He went from being the east London boy who was expelled from school to becoming the Bafta award‑winning star of Alien: Romulus. Ahead of his prison drama Wasteman, David Jonsson discusses the pressures of being a leading Black British actor

David Jonsson is the kind of actor who disappears so completely into his roles that it’s easy to forget you’re watching the same person each time. In Rye Lane, he’s a lovestruck south Londoner; in Industry, an Etonian banker with ice in his veins; in Alien: Romulus, a paranoid android. He’s now starring as heroin addict Taylor in the ultraviolent British prison drama Wasteman and, for the first time, the 32-year-old actor claims he is playing something close to himself. “This is the most personal role I’ve done,” he says. “It’s so messed up because it’s a dark story about rehabilitation and addiction, but I know these men really well. Especially when you’re growing up somewhere like where I did.”

We meet on a Friday afternoon at a photo studio in Islington, closer to where Jonsson lives now in north London than to Custom House in the East End, where he grew up. He arrives wearing a beanie pulled tight over his cornrows and a windbreaker. He looks stylish but carries a delicate shyness that mirrors his character’s air of desperation.

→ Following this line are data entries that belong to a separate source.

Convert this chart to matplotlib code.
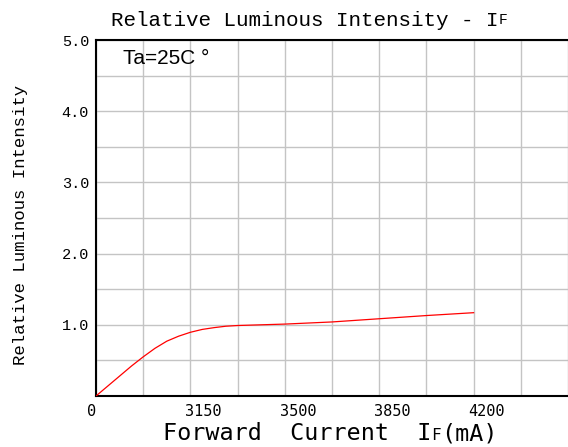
import numpy as np
import matplotlib.pyplot as plt
import matplotlib.transforms as mtransforms

# x is on an evenly spaced grid (one unit per vertical grid line)
curve_x = [0, 0.25, 0.5, 0.75, 1.0, 1.25, 1.5, 1.75, 2.0, 2.25, 2.5, 2.75, 3.0, 3.5, 4.0, 5.0, 6.0, 7.0, 8.0]
curve_y = [0, 0.14, 0.28, 0.42, 0.55, 0.67, 0.77, 0.84, 0.895, 0.935, 0.96, 0.98, 0.99, 1.0, 1.01, 1.04, 1.085, 1.13, 1.17]

xtick_pos = [0, 2, 4, 6, 8]
xtick_labels = ['0', '3150', '3500', '3850', '4200']
ytick_pos = [1.0, 2.0, 3.0, 4.0, 5.0]
ytick_labels = ['1.0', '2.0', '3.0', '4.0', '5.0']

fig = plt.figure(figsize=(5.68, 4.47), dpi=100)
ax = fig.add_axes([96 / 568, 51 / 447, 1 - 96 / 568, 356 / 447])

ax.plot(curve_x, curve_y, color='red', lw=0.9, zorder=3)

ax.set_xlim(0, 472 / 47.4)
ax.set_ylim(0, 5.0)
ax.set_yticks(np.arange(0, 5.01, 0.5))
ax.grid(True, color='#c4c4c4', lw=1.0)
ax.tick_params(length=0)

# labels only at selected positions
ax.set_xticks(np.arange(0, 11, 1))
ax.set_xticklabels([xtick_labels[xtick_pos.index(i)] if i in xtick_pos else '' for i in range(11)],
                   family='DejaVu Sans Mono', fontsize=11)
ax.set_yticklabels([ytick_labels[ytick_pos.index(v)] if v in ytick_pos else ''
                    for v in np.round(np.arange(0, 5.01, 0.5), 1)],
                   family='Liberation Mono', fontsize=11)
ax.tick_params(axis='x', pad=6)
ax.tick_params(axis='y', pad=5)

for lab in ax.get_xticklabels():
    dx = -4 if lab.get_text() == '0' else 13
    lab.set_transform(lab.get_transform() + mtransforms.ScaledTranslation(dx / 100, 0, fig.dpi_scale_trans))

for side in ['left', 'bottom', 'top']:
    ax.spines[side].set_linewidth(1.5)
    ax.spines[side].set_color('black')
ax.spines['right'].set_visible(False)

ax.text(0.57, 4.74, 'Ta=25C °', family='Liberation Sans', fontsize=15, va='center', ha='left')

# title with small-cap F
t = fig.text(111 / 568, 1 - 20 / 447, 'Relative Luminous Intensity - I',
             family='Liberation Mono', fontsize=15, va='center', ha='left')
ax.annotate('F', xy=(1, 0), xycoords=t, va='bottom', ha='left',
            family='Liberation Mono', fontsize=10.5, xytext=(0, 1.5), textcoords='offset points')

# x label
xl = fig.text(163 / 568, 1 - 434 / 447, 'Forward  Current  I',
              family='DejaVu Sans Mono', fontsize=16.8, va='center', ha='left')
xf = ax.annotate('F', xy=(1, 0), xycoords=xl, va='bottom', ha='left',
                 family='DejaVu Sans Mono', fontsize=11.5, xytext=(0, 1.5), textcoords='offset points')
ax.annotate('(mA)', xy=(1, 0), xycoords=xf, va='bottom', ha='left',
            family='DejaVu Sans Mono', fontsize=16.8, xytext=(0, -1.5), textcoords='offset points')

fig.text(21 / 568, 1 - 225 / 447, 'Relative Luminous Intensity', rotation=90,
         family='Liberation Mono', fontsize=12.5, va='center', ha='center')

fig.savefig('out.png', dpi=100)
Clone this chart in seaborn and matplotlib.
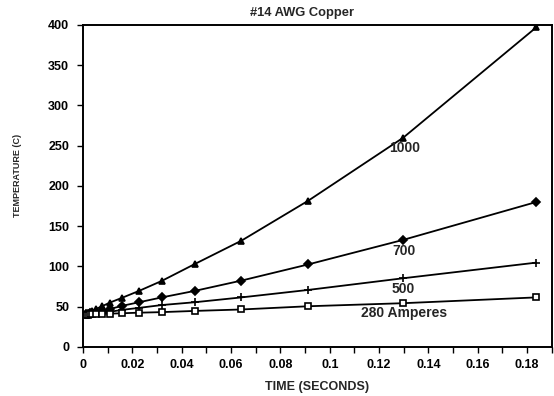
import matplotlib
matplotlib.use("Agg")
import matplotlib.pyplot as plt
import seaborn as sns
import pandas as pd
from matplotlib.ticker import MultipleLocator

# Data
time_s = [0.0013, 0.0019, 0.0027, 0.0038, 0.0054, 0.0077, 0.0108, 0.0158,
          0.0227, 0.0319, 0.0453, 0.0642, 0.0913, 0.1298, 0.1837]
temp_1000 = [41.8, 42.6, 43.7, 45.2, 47.4, 50.5, 55.0, 61.0,
             69.6, 82.0, 103.0, 132.0, 181.7, 260.0, 397.0]
temp_700 = [40.8, 41.2, 41.7, 42.5, 43.5, 45.0, 47.0, 51.0,
            55.5, 61.5, 69.6, 82.4, 102.5, 133.0, 180.0]
temp_500 = [40.4, 40.6, 40.9, 41.2, 41.8, 42.6, 43.6, 46.0,
            48.5, 52.0, 55.5, 61.5, 70.8, 85.3, 104.7]
temp_280 = [40.1, 40.2, 40.3, 40.5, 40.7, 41.0, 41.3, 41.8,
            42.5, 43.2, 44.7, 46.5, 50.5, 54.3, 61.5]
series_labels = ["1000", "700", "500", "280 Amperes"]
x_ticks = [0, 0.02, 0.04, 0.06, 0.08, 0.1, 0.12, 0.14, 0.16, 0.18]
x_tick_labels = ["0", "0.02", "0.04", "0.06", "0.08", "0.1", "0.12", "0.14", "0.16", "0.18"]
y_ticks = [0, 50, 100, 150, 200, 250, 300, 350, 400]

sns.set_style("ticks")
plt.rcParams["font.family"] = ["Liberation Sans", "DejaVu Sans"]

fig = plt.figure(figsize=(5.54, 3.96), dpi=100)
ax = fig.add_axes([0.150, 0.124, 0.846, 0.813])

series = [
    (temp_1000, "^", "black", 5),
    (temp_700, "D", "black", 4),
    (temp_500, "+", "black", 6),
    (temp_280, "s", "white", 5),
]
for (vals, mk, fc, ms), lab in zip(series, series_labels):
    df = pd.DataFrame({"t": time_s, "T": vals})
    sns.lineplot(data=df, x="t", y="T", ax=ax, color="black", linewidth=1.3,
                 marker=mk, markersize=ms, markerfacecolor=fc,
                 markeredgecolor="black", markeredgewidth=1.2, legend=False)

# Curve labels
lab_kw = dict(ha="center", va="center", fontsize=10, fontweight="bold")
ax.text(0.1305, 247, series_labels[0], **lab_kw)
ax.text(0.1300, 119, series_labels[1], **lab_kw)
ax.text(0.1297, 72, series_labels[2], **lab_kw)
ax.text(0.1300, 42.6, series_labels[3], **lab_kw)

ax.set_xlim(0, 0.19)
ax.set_ylim(0, 400)
ax.set_xticks(x_ticks)
ax.set_xticklabels(x_tick_labels)
ax.xaxis.set_minor_locator(MultipleLocator(0.01))
ax.set_yticks(y_ticks)
ax.tick_params(axis="both", which="both", direction="out", colors="black",
               labelsize=9, width=1.0)
ax.tick_params(axis="both", which="major", length=4)
ax.tick_params(axis="y", which="major", pad=6)
ax.tick_params(axis="x", which="both", length=4, pad=5)
for lbl in ax.get_xticklabels() + ax.get_yticklabels():
    lbl.set_fontweight("bold")

for sp in ax.spines.values():
    sp.set_visible(True)
    sp.set_color("black")
    sp.set_linewidth(1.4)

ax.set_xlabel("TIME (SECONDS)", fontsize=9, fontweight="bold", labelpad=7)
ax.set_ylabel("TEMPERATURE (C)", fontsize=6.5, fontweight="bold")
ax.yaxis.set_label_coords(-0.13, 0.534)
fig.text(302 / 554, 1 - 13 / 396, "#14 AWG Copper", ha="center", va="center",
         fontsize=9.3, fontweight="bold")

fig.savefig("out.png", dpi=100)
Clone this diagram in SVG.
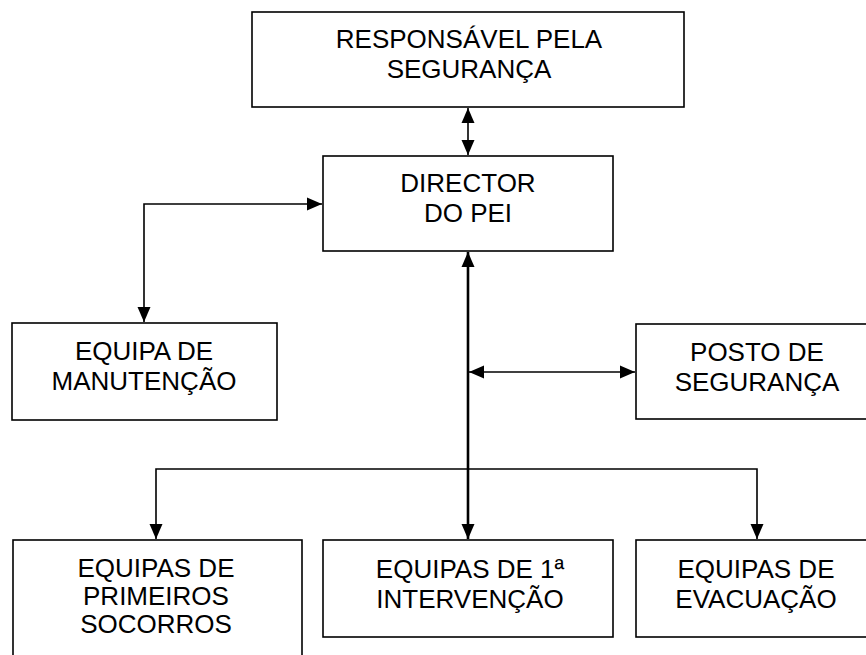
<svg xmlns="http://www.w3.org/2000/svg" width="866" height="655" viewBox="0 0 866 655">
<style>
.box{fill:#fff;stroke:#000;stroke-width:1.6}
.t{font-family:"Liberation Sans",Arial,sans-serif;font-size:26px;fill:#000;text-anchor:middle}
.c{fill:none;stroke:#000;stroke-width:1.6}
.thick{stroke-width:2.6}
</style>
<defs>
<marker id="ah" markerUnits="userSpaceOnUse" markerWidth="15" markerHeight="15" viewBox="0 0 15 15" refX="15" refY="7.5" orient="auto-start-reverse">
<path d="M0,1 L15,7.5 L0,14 Z" fill="#000"/>
</marker>
</defs>
<rect width="866" height="655" fill="#fff"/>
<g id="connectors">
<line class="c" x1="468" y1="108" x2="468" y2="155" marker-start="url(#ah)" marker-end="url(#ah)"/>
<polyline class="c" points="144,322 144,204 322,204" marker-start="url(#ah)" marker-end="url(#ah)"/>
<line class="c thick" x1="468" y1="252" x2="468" y2="539" marker-start="url(#ah)" marker-end="url(#ah)"/>
<line class="c" x1="469" y1="372" x2="635" y2="372" marker-start="url(#ah)" marker-end="url(#ah)"/>
<polyline class="c" points="156,539 156,469 757,469 757,539" marker-start="url(#ah)" marker-end="url(#ah)"/>
</g>
<g id="responsavel">
<rect class="box" x="252" y="12" width="432" height="95"/>
<text class="t" x="469" y="48">RESPONSÁVEL PELA</text>
<text class="t" x="469" y="78">SEGURANÇA</text>
</g>
<g id="director">
<rect class="box" x="323" y="156" width="290" height="95"/>
<text class="t" x="468" y="192">DIRECTOR</text>
<text class="t" x="468" y="222">DO PEI</text>
</g>
<g id="manutencao">
<rect class="box" x="12" y="323" width="265" height="97"/>
<text class="t" x="144" y="360">EQUIPA DE</text>
<text class="t" x="144" y="390">MANUTENÇÃO</text>
</g>
<g id="posto">
<rect class="box" x="636" y="324" width="240" height="95"/>
<text class="t" x="757" y="361">POSTO DE</text>
<text class="t" x="757" y="391">SEGURANÇA</text>
</g>
<g id="primeiros-socorros">
<rect class="box" x="13" y="540" width="289" height="130"/>
<text class="t" x="156" y="577">EQUIPAS DE</text>
<text class="t" x="156" y="605">PRIMEIROS</text>
<text class="t" x="156" y="633">SOCORROS</text>
</g>
<g id="intervencao">
<rect class="box" x="323" y="540" width="290" height="97"/>
<text class="t" x="470" y="578">EQUIPAS DE 1ª</text>
<text class="t" x="470" y="608">INTERVENÇÃO</text>
</g>
<g id="evacuacao">
<rect class="box" x="636" y="540" width="240" height="97"/>
<text class="t" x="756" y="578">EQUIPAS DE</text>
<text class="t" x="756" y="608">EVACUAÇÃO</text>
</g>
</svg>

Wasteman, which opens this month after a critically acclaimed festival run that netted five British Independent Film awards (Bifa) nominations including best lead performance for Jonsson, tells the story of Taylor, a young father who has spent 13 years in prison for a crime he committed as a teenager. In the film’s unflinching depiction of the British prison system, he’s referred to as a “nitty” – UK slang for a desperate, pathetic drug addict. Jonsson lost 1.8 stone to embody Taylor’s “wasted” physique. “I was mawga, properly skinny,” he says, slipping into patois.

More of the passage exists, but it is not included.